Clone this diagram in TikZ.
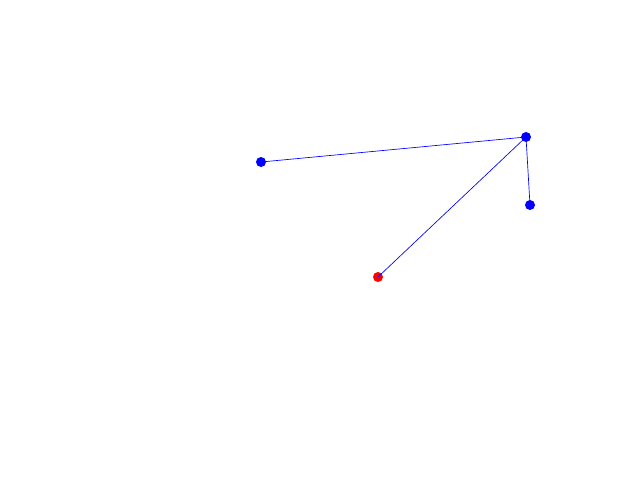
\documentclass[tikz,border=0pt]{standalone}
\begin{document}
\begin{tikzpicture}[x=0.3mm,y=-0.3mm,
  bluedot/.style={circle,fill=blue,inner sep=0pt,minimum size=3mm},
  reddot/.style={circle,fill=red,inner sep=0pt,minimum size=3mm},
  link/.style={blue,line width=0.2mm}]
\useasboundingbox (0,0) rectangle (640,480);
\node[bluedot] (a) at (261,162) {};
\node[bluedot] (b) at (526,137) {};
\node[bluedot] (c) at (530,205) {};
\node[reddot] (r) at (378,277) {};
\draw[link] (a.center) -- (b.center);
\draw[link] (b.center) -- (c.center);
\draw[link] (b.center) -- (r.center);
\end{tikzpicture}
\end{document}
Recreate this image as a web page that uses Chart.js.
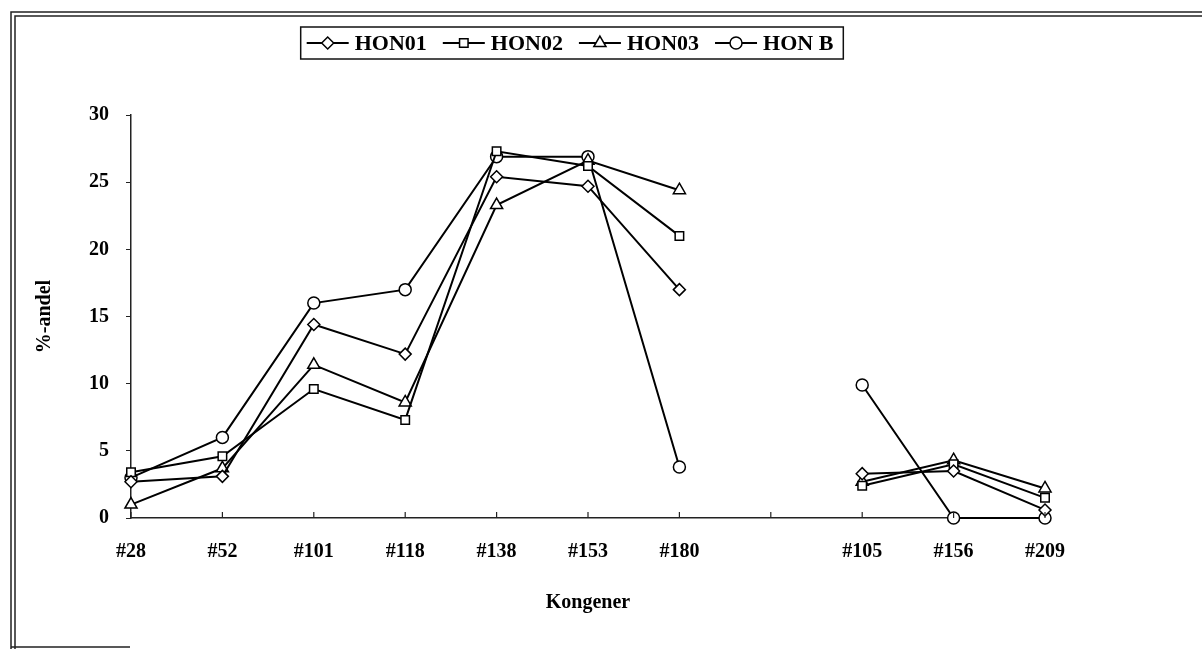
<!DOCTYPE html>
<html lang="da">
<head>
  <meta charset="UTF-8" />
  <title>Kongener %-andel</title>
  <script src="https://cdn.jsdelivr.net/npm/chart.js"></script>
  <style>
    body { margin: 0; background: #fff; }
    canvas { display: block; }
  </style>
</head>
<body>
  <canvas id="kongenerChart" width="1202" height="649"></canvas>

  <script>
    // kategorier (tom plads mellem #180 og #105)
    const kongener = ['#28', '#52', '#101', '#118', '#138', '#153', '#180', '', '#105', '#156', '#209'];

    const hon01 = [2.7, 3.1, 14.4, 12.2, 25.4, 24.7, 17.0, null, 3.3, 3.5, 0.6];
    const hon02 = [3.4, 4.6, 9.6, 7.3, 27.3, 26.2, 21.0, null, 2.4, 4.0, 1.5];
    const hon03 = [1.0, 3.7, 11.4, 8.6, 23.3, 26.6, 24.4, null, 2.7, 4.3, 2.2];
    const honB  = [3.0, 6.0, 16.0, 17.0, 26.9, 26.9, 3.8, null, 9.9, 0.0, 0.0];

    const FONT = "'Liberation Serif', 'Times New Roman', serif";

    function serie(label, data, style) {
      return {
        label: label,
        data: data,
        borderColor: '#000',
        borderWidth: 2,
        backgroundColor: '#fff',
        pointStyle: style,
        pointRadius: style === 'triangle' ? 7 : 6,
        pointBorderWidth: 1.5,
        pointBorderColor: '#000',
        pointBackgroundColor: '#fff',
        tension: 0,
        spanGaps: false,
        clip: false
      };
    }

    // dobbelt ramme rundt om figuren
    const rammePlugin = {
      id: 'ramme',
      beforeDraw(chart) {
        const c = chart.ctx;
        c.save();
        c.fillStyle = '#fff';
        c.fillRect(0, 0, chart.width, chart.height);
        c.strokeStyle = '#222';
        c.lineWidth = 1.5;
        c.beginPath();
        c.moveTo(11, 649); c.lineTo(11, 12); c.lineTo(1202, 12);
        c.moveTo(15, 649); c.lineTo(15, 16); c.lineTo(1202, 16);
        c.moveTo(11, 647); c.lineTo(130, 647);
        c.stroke();
        c.restore();
      }
    };

    // små tick-streger indad på x-aksen
    const tickPlugin = {
      id: 'xticks',
      afterDraw(chart) {
        const c = chart.ctx;
        const x = chart.scales.x;
        c.save();
        c.strokeStyle = '#222';
        c.lineWidth = 1.2;
        c.beginPath();
        x.ticks.forEach((t, i) => {
          const px = x.getPixelForTick(i);
          c.moveTo(px, x.top);
          c.lineTo(px, x.top - 6);
        });
        c.stroke();
        c.restore();
      }
    };

    // legende i boks med linje + markør
    const legendePlugin = {
      id: 'legende',
      afterDraw(chart) {
        const c = chart.ctx;
        c.save();
        c.font = 'bold 22px ' + FONT;
        c.textBaseline = 'middle';
        const lineLen = 42, gap1 = 6, gap2 = 16;
        const items = chart.data.datasets.map(ds => ({ ds: ds, w: c.measureText(ds.label).width }));
        let total = items.reduce((s, it) => s + lineLen + gap1 + it.w + gap2, 0) - gap2;
        const boxW = total + 16;
        const boxX = 572 - boxW / 2, boxY = 27, boxH = 32;
        c.strokeStyle = '#111';
        c.lineWidth = 1.5;
        c.strokeRect(boxX, boxY, boxW, boxH);
        const cy = boxY + boxH / 2;
        let x = boxX + 6;
        items.forEach(it => {
          c.strokeStyle = '#000';
          c.lineWidth = 2;
          c.beginPath();
          c.moveTo(x, cy); c.lineTo(x + lineLen, cy);
          c.stroke();
          c.fillStyle = '#fff';
          c.lineWidth = 1.5;
          Chart.helpers.drawPoint(c, {
            pointStyle: it.ds.pointStyle,
            radius: it.ds.pointRadius,
            rotation: 0,
            borderWidth: 1.5
          }, x + lineLen / 2, cy);
          x += lineLen + gap1;
          c.fillStyle = '#000';
          c.fillText(it.ds.label, x, cy + 1);
          x += it.w + gap2;
        });
        c.restore();
      }
    };

    const ctx = document.getElementById('kongenerChart').getContext('2d');

    new Chart(ctx, {
      type: 'line',
      data: {
        labels: kongener,
        datasets: [
          serie('HON01', hon01, 'rectRot'),
          serie('HON02', hon02, 'rect'),
          serie('HON03', hon03, 'triangle'),
          serie('HON B', honB, 'circle')
        ]
      },
      options: {
        responsive: false,
        devicePixelRatio: 1,
        animation: false,
        layout: { padding: { top: 115, right: 157, left: 0, bottom: 0 } },
        plugins: {
          legend: { display: false },
          tooltip: { enabled: false }
        },
        scales: {
          x: {
            offset: false,
            grid: { display: true, drawOnChartArea: false, drawTicks: false },
            border: { display: true, color: '#222', width: 1.5 },
            ticks: {
              color: '#000',
              font: { family: FONT, size: 20, weight: 'bold' },
              padding: 22,
              maxRotation: 0,
              autoSkip: false
            },
            title: {
              display: true,
              text: 'Kongener',
              color: '#000',
              font: { family: FONT, size: 20, weight: 'bold' },
              padding: { top: 0, bottom: 34 }
            },
            afterFit: s => { s.height = 131; }
          },
          y: {
            min: 0,
            max: 30,
            ticks: {
              stepSize: 5,
              color: '#000',
              font: { family: FONT, size: 20, weight: 'bold' },
              padding: 17
            },
            grid: { display: true, drawOnChartArea: false, drawTicks: true, tickLength: 5, color: '#222' },
            border: { display: true, color: '#222', width: 1.5 },
            title: {
              display: true,
              text: '%-andel',
              color: '#000',
              font: { family: FONT, size: 20, weight: 'bold' },
              padding: { top: 33, bottom: 0 }
            },
            afterFit: s => { s.width = 131; }
          }
        }
      },
      plugins: [rammePlugin, tickPlugin, legendePlugin]
    });
  </script>
</body>
</html>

++++++++++

Aim:
Print the complete listing exactly as it stands, without its pictures.

The response:
Clone this diagram in TikZ.
\documentclass[tikz,border=0pt]{standalone}
\begin{document}
\begin{tikzpicture}[x=0.3mm,y=-0.3mm,
  bluedot/.style={circle,fill=blue,inner sep=0pt,minimum size=3mm},
  reddot/.style={circle,fill=red,inner sep=0pt,minimum size=3mm},
  link/.style={blue,line width=0.2mm}]
\useasboundingbox (0,0) rectangle (640,480);
\node[bluedot] (a) at (261,162) {};
\node[bluedot] (b) at (526,137) {};
\node[bluedot] (c) at (530,205) {};
\node[reddot] (r) at (378,277) {};
\draw[link] (a.center) -- (b.center);
\draw[link] (b.center) -- (c.center);
\draw[link] (b.center) -- (r.center);
\end{tikzpicture}
\end{document}
Recreate this image as a web page that uses Chart.js.
<!DOCTYPE html>
<html lang="da">
<head>
  <meta charset="UTF-8" />
  <title>Kongener %-andel</title>
  <script src="https://cdn.jsdelivr.net/npm/chart.js"></script>
  <style>
    body { margin: 0; background: #fff; }
    canvas { display: block; }
  </style>
</head>
<body>
  <canvas id="kongenerChart" width="1202" height="649"></canvas>

  <script>
    // kategorier (tom plads mellem #180 og #105)
    const kongener = ['#28', '#52', '#101', '#118', '#138', '#153', '#180', '', '#105', '#156', '#209'];

    const hon01 = [2.7, 3.1, 14.4, 12.2, 25.4, 24.7, 17.0, null, 3.3, 3.5, 0.6];
    const hon02 = [3.4, 4.6, 9.6, 7.3, 27.3, 26.2, 21.0, null, 2.4, 4.0, 1.5];
    const hon03 = [1.0, 3.7, 11.4, 8.6, 23.3, 26.6, 24.4, null, 2.7, 4.3, 2.2];
    const honB  = [3.0, 6.0, 16.0, 17.0, 26.9, 26.9, 3.8, null, 9.9, 0.0, 0.0];

    const FONT = "'Liberation Serif', 'Times New Roman', serif";

    function serie(label, data, style) {
      return {
        label: label,
        data: data,
        borderColor: '#000',
        borderWidth: 2,
        backgroundColor: '#fff',
        pointStyle: style,
        pointRadius: style === 'triangle' ? 7 : 6,
        pointBorderWidth: 1.5,
        pointBorderColor: '#000',
        pointBackgroundColor: '#fff',
        tension: 0,
        spanGaps: false,
        clip: false
      };
    }

    // dobbelt ramme rundt om figuren
    const rammePlugin = {
      id: 'ramme',
      beforeDraw(chart) {
        const c = chart.ctx;
        c.save();
        c.fillStyle = '#fff';
        c.fillRect(0, 0, chart.width, chart.height);
        c.strokeStyle = '#222';
        c.lineWidth = 1.5;
        c.beginPath();
        c.moveTo(11, 649); c.lineTo(11, 12); c.lineTo(1202, 12);
        c.moveTo(15, 649); c.lineTo(15, 16); c.lineTo(1202, 16);
        c.moveTo(11, 647); c.lineTo(130, 647);
        c.stroke();
        c.restore();
      }
    };

    // små tick-streger indad på x-aksen
    const tickPlugin = {
      id: 'xticks',
      afterDraw(chart) {
        const c = chart.ctx;
        const x = chart.scales.x;
        c.save();
        c.strokeStyle = '#222';
        c.lineWidth = 1.2;
        c.beginPath();
        x.ticks.forEach((t, i) => {
          const px = x.getPixelForTick(i);
          c.moveTo(px, x.top);
          c.lineTo(px, x.top - 6);
        });
        c.stroke();
        c.restore();
      }
    };

    // legende i boks med linje + markør
    const legendePlugin = {
      id: 'legende',
      afterDraw(chart) {
        const c = chart.ctx;
        c.save();
        c.font = 'bold 22px ' + FONT;
        c.textBaseline = 'middle';
        const lineLen = 42, gap1 = 6, gap2 = 16;
        const items = chart.data.datasets.map(ds => ({ ds: ds, w: c.measureText(ds.label).width }));
        let total = items.reduce((s, it) => s + lineLen + gap1 + it.w + gap2, 0) - gap2;
        const boxW = total + 16;
        const boxX = 572 - boxW / 2, boxY = 27, boxH = 32;
        c.strokeStyle = '#111';
        c.lineWidth = 1.5;
        c.strokeRect(boxX, boxY, boxW, boxH);
        const cy = boxY + boxH / 2;
        let x = boxX + 6;
        items.forEach(it => {
          c.strokeStyle = '#000';
          c.lineWidth = 2;
          c.beginPath();
          c.moveTo(x, cy); c.lineTo(x + lineLen, cy);
          c.stroke();
          c.fillStyle = '#fff';
          c.lineWidth = 1.5;
          Chart.helpers.drawPoint(c, {
            pointStyle: it.ds.pointStyle,
            radius: it.ds.pointRadius,
            rotation: 0,
            borderWidth: 1.5
          }, x + lineLen / 2, cy);
          x += lineLen + gap1;
          c.fillStyle = '#000';
          c.fillText(it.ds.label, x, cy + 1);
          x += it.w + gap2;
        });
        c.restore();
      }
    };

    const ctx = document.getElementById('kongenerChart').getContext('2d');

    new Chart(ctx, {
      type: 'line',
      data: {
        labels: kongener,
        datasets: [
          serie('HON01', hon01, 'rectRot'),
          serie('HON02', hon02, 'rect'),
          serie('HON03', hon03, 'triangle'),
          serie('HON B', honB, 'circle')
        ]
      },
      options: {
        responsive: false,
        devicePixelRatio: 1,
        animation: false,
        layout: { padding: { top: 115, right: 157, left: 0, bottom: 0 } },
        plugins: {
          legend: { display: false },
          tooltip: { enabled: false }
        },
        scales: {
          x: {
            offset: false,
            grid: { display: true, drawOnChartArea: false, drawTicks: false },
            border: { display: true, color: '#222', width: 1.5 },
            ticks: {
              color: '#000',
              font: { family: FONT, size: 20, weight: 'bold' },
              padding: 22,
              maxRotation: 0,
              autoSkip: false
            },
            title: {
              display: true,
              text: 'Kongener',
              color: '#000',
              font: { family: FONT, size: 20, weight: 'bold' },
              padding: { top: 0, bottom: 34 }
            },
            afterFit: s => { s.height = 131; }
          },
          y: {
            min: 0,
            max: 30,
            ticks: {
              stepSize: 5,
              color: '#000',
              font: { family: FONT, size: 20, weight: 'bold' },
              padding: 17
            },
            grid: { display: true, drawOnChartArea: false, drawTicks: true, tickLength: 5, color: '#222' },
            border: { display: true, color: '#222', width: 1.5 },
            title: {
              display: true,
              text: '%-andel',
              color: '#000',
              font: { family: FONT, size: 20, weight: 'bold' },
              padding: { top: 33, bottom: 0 }
            },
            afterFit: s => { s.width = 131; }
          }
        }
      },
      plugins: [rammePlugin, tickPlugin, legendePlugin]
    });
  </script>
</body>
</html>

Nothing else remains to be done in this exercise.